Molte aree sono state disboscate per far spazio ai meleti, la produzione supera la richiesta, le mele devono essere perfette per la richiesta del mercato, ma bello non è sinonimo di buono. Si dovrebbe pensare ad un concetto di prodotto sano e buono senza l'abuso di pesticidi ed alla qualità, non alla quantità.
la vite e il gelso
Il paesaggio della Val di Non è completamente cambiato nel corso dei decenni. Dalla coltivazione del baco da seta, all'allevamento di bestiame fino ad arrivare alle famose mele che tutti noi conosciamo. Il popolo della Val di Non ha tutt'ora un legame speciale con la sua terra, la sua cultura e le tradizioni popolari.

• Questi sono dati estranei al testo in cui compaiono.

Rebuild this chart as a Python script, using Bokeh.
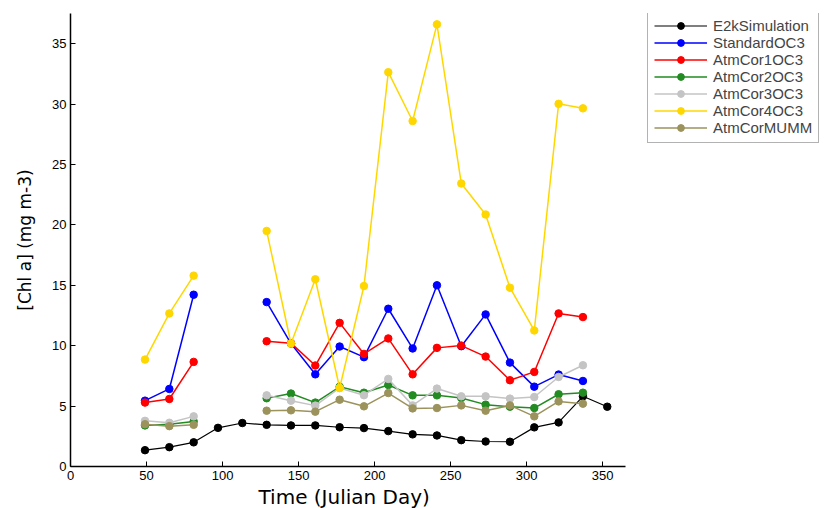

Prima del 1850 non c'è traccia delle coltivazioni di meleti in Val di Non. Nella seconda metà del secolo, gelsi e viti vengono colpiti da malattie che spingono alcuni contadini ad orientarsi verso la frutticoltura, mentre gli altri emigrano in Germania, Francia, Stati Uniti. La coltivazione delle mele si dimostra un successo e l'abbondanza di raccolto permette l'esportazione del prodotto. Nei primi decenni del'900 prevale ancora la tecnica del prato-fruttetto, ovvero una parte del campo viene coltivata con meleti mentre l'altra parte è coltivata a prato per ottenere il foraggio destinato agli animali. Dopo la Seconda guerra mondiale la frutticoltura si afferma definitivamente portando ricchezza, lavoro e benessere e cambia il volto della valle. Dal lavoro manuale nei campi con l'utilizzo del bestiame si passa alla meccanizzazione con l'ausilio di possenti macchine agricole che trasformano il modo di lavorare nei campi. Nascono le cooperative, agricoltori uniti che con caparbietà e dedizione lavorano insieme coltivando i frutteti. Negli anni '80 i soci delle cooperative aumentano come anche la produzione di frutta. Nel 1989 nasce il marchio Melinda.